Print the lines from the one that contains "Reproduce this chart with matplotlib." to the one that contains "return px / W", inclusive, exactly as they appear, and please drop any pictures.

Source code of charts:
## Begin

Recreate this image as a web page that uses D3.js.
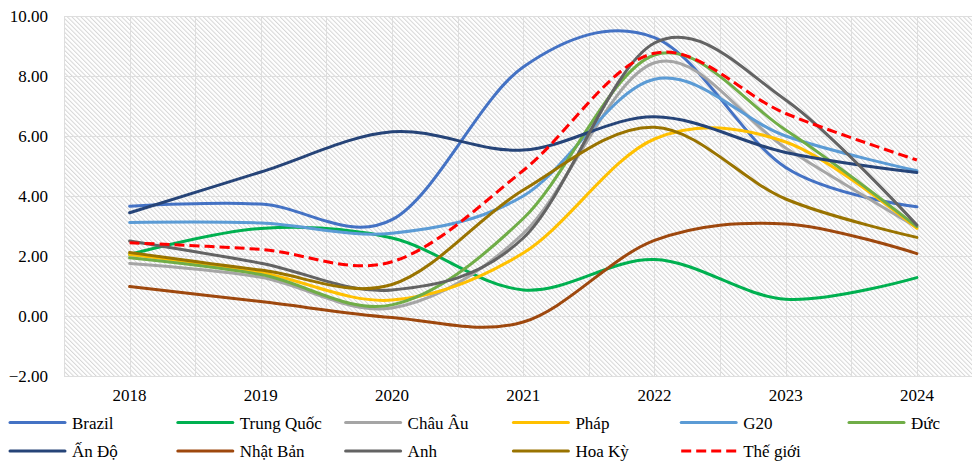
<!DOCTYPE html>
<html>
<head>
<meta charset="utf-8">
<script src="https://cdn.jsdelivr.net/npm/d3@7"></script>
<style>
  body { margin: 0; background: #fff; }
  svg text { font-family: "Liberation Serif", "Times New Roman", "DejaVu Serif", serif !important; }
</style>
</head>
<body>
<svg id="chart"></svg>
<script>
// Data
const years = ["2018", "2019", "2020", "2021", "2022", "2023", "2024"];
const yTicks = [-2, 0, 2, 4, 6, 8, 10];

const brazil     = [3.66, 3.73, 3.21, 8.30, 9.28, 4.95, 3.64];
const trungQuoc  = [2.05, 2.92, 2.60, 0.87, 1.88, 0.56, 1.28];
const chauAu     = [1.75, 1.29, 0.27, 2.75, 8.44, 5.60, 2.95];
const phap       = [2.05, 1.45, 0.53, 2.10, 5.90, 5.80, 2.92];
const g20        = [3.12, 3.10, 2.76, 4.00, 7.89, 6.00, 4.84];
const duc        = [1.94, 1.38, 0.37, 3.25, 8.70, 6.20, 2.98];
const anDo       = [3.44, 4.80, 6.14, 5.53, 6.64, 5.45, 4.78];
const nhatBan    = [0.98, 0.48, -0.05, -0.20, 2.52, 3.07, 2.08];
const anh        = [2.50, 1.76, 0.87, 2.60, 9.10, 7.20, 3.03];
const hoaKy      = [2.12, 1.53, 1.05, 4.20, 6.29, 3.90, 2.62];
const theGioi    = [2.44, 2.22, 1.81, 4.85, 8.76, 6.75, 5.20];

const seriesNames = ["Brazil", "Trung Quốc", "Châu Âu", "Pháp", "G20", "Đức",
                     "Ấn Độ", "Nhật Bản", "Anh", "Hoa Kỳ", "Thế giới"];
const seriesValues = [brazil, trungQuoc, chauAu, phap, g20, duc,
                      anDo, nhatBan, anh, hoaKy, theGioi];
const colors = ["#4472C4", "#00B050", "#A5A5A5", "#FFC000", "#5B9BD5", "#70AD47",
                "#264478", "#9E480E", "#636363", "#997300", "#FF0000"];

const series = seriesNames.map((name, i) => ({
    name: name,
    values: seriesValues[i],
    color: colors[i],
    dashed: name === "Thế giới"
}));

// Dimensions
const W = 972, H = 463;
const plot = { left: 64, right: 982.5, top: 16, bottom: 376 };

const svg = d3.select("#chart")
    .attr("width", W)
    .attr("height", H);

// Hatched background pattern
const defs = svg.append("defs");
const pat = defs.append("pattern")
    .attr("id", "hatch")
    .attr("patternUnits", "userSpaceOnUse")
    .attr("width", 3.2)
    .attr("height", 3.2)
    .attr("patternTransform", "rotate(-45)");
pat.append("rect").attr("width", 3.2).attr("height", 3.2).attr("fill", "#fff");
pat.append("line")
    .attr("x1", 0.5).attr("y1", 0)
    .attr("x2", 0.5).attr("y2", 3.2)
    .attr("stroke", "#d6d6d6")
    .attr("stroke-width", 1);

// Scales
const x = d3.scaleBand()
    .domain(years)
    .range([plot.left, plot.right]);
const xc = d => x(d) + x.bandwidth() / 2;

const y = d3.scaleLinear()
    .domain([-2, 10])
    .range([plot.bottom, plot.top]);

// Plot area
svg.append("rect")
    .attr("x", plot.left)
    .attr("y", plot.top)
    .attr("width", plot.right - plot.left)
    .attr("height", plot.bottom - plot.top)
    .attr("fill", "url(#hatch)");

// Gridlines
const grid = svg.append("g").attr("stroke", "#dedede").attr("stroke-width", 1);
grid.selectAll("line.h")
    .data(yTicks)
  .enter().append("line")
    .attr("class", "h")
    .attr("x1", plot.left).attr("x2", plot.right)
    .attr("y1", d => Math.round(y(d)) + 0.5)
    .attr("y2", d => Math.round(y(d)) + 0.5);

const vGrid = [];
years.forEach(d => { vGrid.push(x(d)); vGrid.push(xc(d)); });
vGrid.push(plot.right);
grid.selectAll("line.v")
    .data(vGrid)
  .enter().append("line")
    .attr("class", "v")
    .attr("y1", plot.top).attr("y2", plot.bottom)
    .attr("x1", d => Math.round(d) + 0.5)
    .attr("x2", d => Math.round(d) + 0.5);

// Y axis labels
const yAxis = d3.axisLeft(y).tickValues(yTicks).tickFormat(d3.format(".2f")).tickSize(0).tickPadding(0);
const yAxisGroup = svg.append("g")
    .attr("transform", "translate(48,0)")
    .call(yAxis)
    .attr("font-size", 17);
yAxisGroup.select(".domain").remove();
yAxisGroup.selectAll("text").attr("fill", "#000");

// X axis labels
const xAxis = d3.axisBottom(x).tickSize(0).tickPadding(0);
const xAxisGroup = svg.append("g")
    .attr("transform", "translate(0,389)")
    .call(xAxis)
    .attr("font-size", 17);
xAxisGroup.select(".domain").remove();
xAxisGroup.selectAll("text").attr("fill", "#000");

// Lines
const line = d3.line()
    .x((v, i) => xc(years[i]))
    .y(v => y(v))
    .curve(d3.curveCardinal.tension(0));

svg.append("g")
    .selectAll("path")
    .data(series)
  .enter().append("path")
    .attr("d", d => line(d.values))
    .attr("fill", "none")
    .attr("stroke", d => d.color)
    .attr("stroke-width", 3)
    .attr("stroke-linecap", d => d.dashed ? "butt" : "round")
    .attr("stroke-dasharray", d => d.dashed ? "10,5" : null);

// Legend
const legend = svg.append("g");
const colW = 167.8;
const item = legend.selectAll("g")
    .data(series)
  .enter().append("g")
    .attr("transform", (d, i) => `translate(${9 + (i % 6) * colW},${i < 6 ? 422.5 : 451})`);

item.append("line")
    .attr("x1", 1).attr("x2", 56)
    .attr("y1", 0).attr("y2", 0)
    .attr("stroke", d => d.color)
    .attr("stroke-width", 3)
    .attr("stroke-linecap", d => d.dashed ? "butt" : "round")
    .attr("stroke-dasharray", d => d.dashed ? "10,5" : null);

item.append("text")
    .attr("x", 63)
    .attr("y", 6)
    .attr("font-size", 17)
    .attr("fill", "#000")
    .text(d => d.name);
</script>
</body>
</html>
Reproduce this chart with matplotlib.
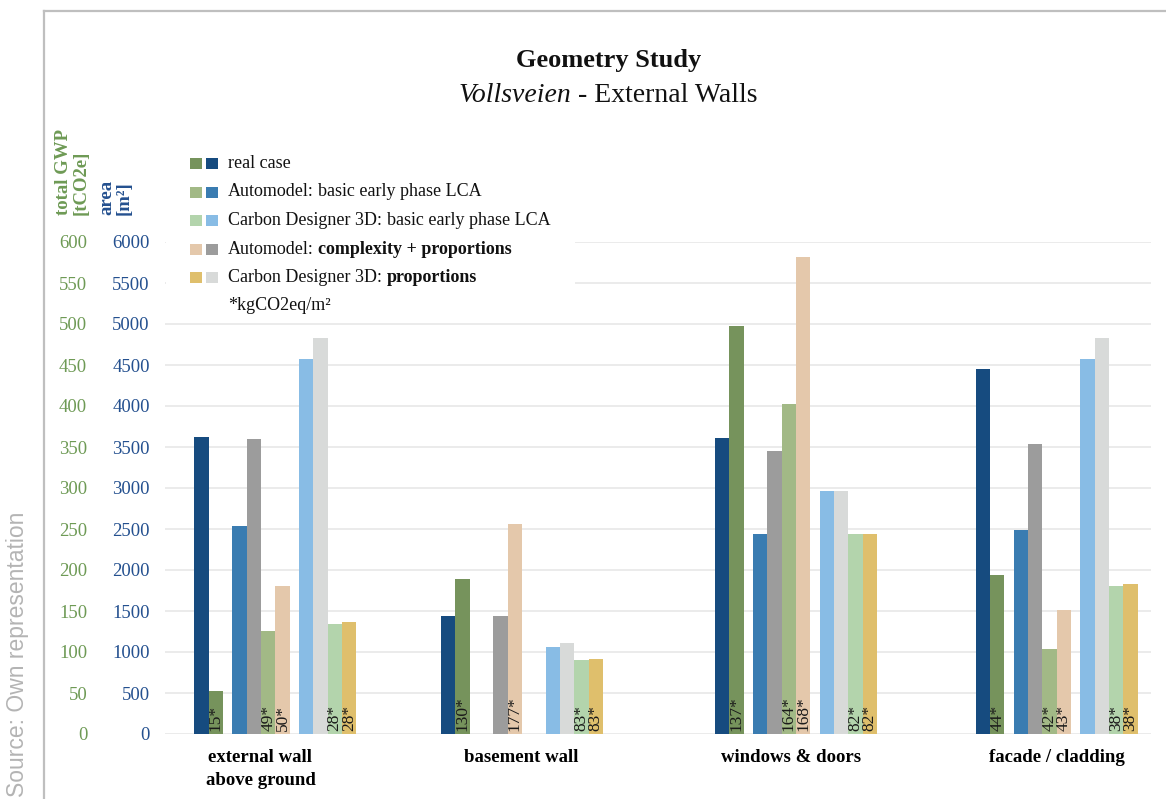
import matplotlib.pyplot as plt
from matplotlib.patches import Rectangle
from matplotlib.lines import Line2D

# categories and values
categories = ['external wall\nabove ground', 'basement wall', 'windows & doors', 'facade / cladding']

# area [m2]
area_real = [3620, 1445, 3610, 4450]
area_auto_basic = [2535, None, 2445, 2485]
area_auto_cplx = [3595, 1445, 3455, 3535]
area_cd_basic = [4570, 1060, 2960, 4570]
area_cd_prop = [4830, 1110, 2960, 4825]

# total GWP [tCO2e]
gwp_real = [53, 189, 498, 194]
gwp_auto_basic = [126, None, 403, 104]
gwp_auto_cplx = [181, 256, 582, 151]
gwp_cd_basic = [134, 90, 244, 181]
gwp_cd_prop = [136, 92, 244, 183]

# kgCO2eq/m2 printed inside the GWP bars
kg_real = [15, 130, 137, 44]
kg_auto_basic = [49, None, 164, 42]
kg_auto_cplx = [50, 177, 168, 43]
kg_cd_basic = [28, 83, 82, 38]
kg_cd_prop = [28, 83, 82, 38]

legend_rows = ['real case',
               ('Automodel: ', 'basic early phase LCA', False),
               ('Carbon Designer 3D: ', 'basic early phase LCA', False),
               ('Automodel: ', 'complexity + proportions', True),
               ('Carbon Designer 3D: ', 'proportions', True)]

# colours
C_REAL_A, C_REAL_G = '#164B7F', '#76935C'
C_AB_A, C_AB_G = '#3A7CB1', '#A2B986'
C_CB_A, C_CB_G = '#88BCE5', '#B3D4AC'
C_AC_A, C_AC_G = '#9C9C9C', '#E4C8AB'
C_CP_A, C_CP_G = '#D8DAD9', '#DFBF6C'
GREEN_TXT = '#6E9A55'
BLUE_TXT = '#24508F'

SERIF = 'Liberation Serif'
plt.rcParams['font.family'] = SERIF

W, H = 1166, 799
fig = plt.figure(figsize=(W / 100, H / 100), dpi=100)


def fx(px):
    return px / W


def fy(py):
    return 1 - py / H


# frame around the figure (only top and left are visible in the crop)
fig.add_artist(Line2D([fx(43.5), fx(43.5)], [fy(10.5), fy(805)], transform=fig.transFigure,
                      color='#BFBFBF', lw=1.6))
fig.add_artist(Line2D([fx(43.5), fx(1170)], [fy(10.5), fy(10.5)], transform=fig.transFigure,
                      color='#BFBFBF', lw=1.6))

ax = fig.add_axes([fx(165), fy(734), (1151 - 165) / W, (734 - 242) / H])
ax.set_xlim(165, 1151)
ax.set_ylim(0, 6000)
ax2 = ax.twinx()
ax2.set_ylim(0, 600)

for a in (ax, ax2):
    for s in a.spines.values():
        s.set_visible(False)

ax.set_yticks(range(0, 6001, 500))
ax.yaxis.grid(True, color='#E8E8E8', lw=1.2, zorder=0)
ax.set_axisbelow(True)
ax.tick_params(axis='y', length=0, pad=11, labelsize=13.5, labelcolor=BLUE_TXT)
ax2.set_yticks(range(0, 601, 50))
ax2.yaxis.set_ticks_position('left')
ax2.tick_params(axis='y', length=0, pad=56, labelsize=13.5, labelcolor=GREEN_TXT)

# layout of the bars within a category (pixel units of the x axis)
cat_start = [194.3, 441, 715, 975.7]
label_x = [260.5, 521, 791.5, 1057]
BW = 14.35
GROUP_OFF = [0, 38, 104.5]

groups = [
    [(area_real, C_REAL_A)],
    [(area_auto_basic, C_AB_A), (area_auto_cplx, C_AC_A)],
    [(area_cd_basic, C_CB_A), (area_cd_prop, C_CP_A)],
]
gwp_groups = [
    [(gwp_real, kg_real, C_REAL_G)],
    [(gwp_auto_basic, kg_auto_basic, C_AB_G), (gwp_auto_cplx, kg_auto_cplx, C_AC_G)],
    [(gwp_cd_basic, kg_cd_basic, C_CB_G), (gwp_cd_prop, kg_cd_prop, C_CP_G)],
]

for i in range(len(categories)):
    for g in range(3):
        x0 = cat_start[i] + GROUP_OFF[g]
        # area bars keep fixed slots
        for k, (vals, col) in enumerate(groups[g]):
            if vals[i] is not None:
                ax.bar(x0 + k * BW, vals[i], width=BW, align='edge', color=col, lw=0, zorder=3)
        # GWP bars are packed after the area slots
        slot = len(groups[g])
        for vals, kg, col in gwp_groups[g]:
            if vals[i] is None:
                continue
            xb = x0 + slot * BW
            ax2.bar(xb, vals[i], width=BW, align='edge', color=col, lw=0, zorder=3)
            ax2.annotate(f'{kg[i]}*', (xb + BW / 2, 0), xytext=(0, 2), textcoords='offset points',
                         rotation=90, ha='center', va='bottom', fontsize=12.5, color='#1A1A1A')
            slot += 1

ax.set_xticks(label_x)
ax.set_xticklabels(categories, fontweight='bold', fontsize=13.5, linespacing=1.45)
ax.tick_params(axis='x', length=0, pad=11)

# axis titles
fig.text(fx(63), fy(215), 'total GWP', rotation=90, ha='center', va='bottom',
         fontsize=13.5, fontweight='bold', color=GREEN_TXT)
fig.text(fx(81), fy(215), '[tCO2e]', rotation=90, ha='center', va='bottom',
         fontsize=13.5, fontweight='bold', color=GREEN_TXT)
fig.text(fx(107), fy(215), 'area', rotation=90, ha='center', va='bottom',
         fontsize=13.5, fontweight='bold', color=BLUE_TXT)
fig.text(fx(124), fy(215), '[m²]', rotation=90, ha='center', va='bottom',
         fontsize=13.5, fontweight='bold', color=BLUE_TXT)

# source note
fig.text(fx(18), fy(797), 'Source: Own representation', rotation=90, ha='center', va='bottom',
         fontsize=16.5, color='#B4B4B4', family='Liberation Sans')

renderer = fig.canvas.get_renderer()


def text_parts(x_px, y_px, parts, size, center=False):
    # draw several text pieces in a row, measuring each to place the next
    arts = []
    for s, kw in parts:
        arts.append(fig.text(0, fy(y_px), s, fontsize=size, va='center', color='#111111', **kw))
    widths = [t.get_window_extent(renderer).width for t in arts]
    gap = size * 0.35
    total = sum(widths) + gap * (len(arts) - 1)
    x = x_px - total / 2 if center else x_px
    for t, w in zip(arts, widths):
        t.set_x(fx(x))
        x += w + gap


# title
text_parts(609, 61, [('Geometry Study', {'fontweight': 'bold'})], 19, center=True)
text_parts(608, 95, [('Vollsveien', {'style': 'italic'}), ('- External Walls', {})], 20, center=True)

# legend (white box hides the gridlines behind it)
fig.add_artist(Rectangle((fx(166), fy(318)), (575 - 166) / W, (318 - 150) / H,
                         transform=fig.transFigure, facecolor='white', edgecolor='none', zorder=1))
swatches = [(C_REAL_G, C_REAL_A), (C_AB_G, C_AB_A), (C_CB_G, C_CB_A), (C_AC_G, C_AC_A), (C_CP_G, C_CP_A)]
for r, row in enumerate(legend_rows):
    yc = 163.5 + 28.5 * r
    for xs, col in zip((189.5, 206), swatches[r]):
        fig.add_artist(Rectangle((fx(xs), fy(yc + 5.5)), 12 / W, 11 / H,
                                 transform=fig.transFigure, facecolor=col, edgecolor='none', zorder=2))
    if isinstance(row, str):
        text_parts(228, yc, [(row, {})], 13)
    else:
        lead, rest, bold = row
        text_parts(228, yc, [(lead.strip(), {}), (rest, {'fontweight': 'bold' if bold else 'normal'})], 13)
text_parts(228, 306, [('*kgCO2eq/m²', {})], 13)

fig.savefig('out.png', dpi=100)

## End

* Result below *
Reproduce this chart with matplotlib.
import matplotlib.pyplot as plt
from matplotlib.patches import Rectangle
from matplotlib.lines import Line2D

# categories and values
categories = ['external wall\nabove ground', 'basement wall', 'windows & doors', 'facade / cladding']

# area [m2]
area_real = [3620, 1445, 3610, 4450]
area_auto_basic = [2535, None, 2445, 2485]
area_auto_cplx = [3595, 1445, 3455, 3535]
area_cd_basic = [4570, 1060, 2960, 4570]
area_cd_prop = [4830, 1110, 2960, 4825]

# total GWP [tCO2e]
gwp_real = [53, 189, 498, 194]
gwp_auto_basic = [126, None, 403, 104]
gwp_auto_cplx = [181, 256, 582, 151]
gwp_cd_basic = [134, 90, 244, 181]
gwp_cd_prop = [136, 92, 244, 183]

# kgCO2eq/m2 printed inside the GWP bars
kg_real = [15, 130, 137, 44]
kg_auto_basic = [49, None, 164, 42]
kg_auto_cplx = [50, 177, 168, 43]
kg_cd_basic = [28, 83, 82, 38]
kg_cd_prop = [28, 83, 82, 38]

legend_rows = ['real case',
               ('Automodel: ', 'basic early phase LCA', False),
               ('Carbon Designer 3D: ', 'basic early phase LCA', False),
               ('Automodel: ', 'complexity + proportions', True),
               ('Carbon Designer 3D: ', 'proportions', True)]

# colours
C_REAL_A, C_REAL_G = '#164B7F', '#76935C'
C_AB_A, C_AB_G = '#3A7CB1', '#A2B986'
C_CB_A, C_CB_G = '#88BCE5', '#B3D4AC'
C_AC_A, C_AC_G = '#9C9C9C', '#E4C8AB'
C_CP_A, C_CP_G = '#D8DAD9', '#DFBF6C'
GREEN_TXT = '#6E9A55'
BLUE_TXT = '#24508F'

SERIF = 'Liberation Serif'
plt.rcParams['font.family'] = SERIF

W, H = 1166, 799
fig = plt.figure(figsize=(W / 100, H / 100), dpi=100)


def fx(px):
    return px / W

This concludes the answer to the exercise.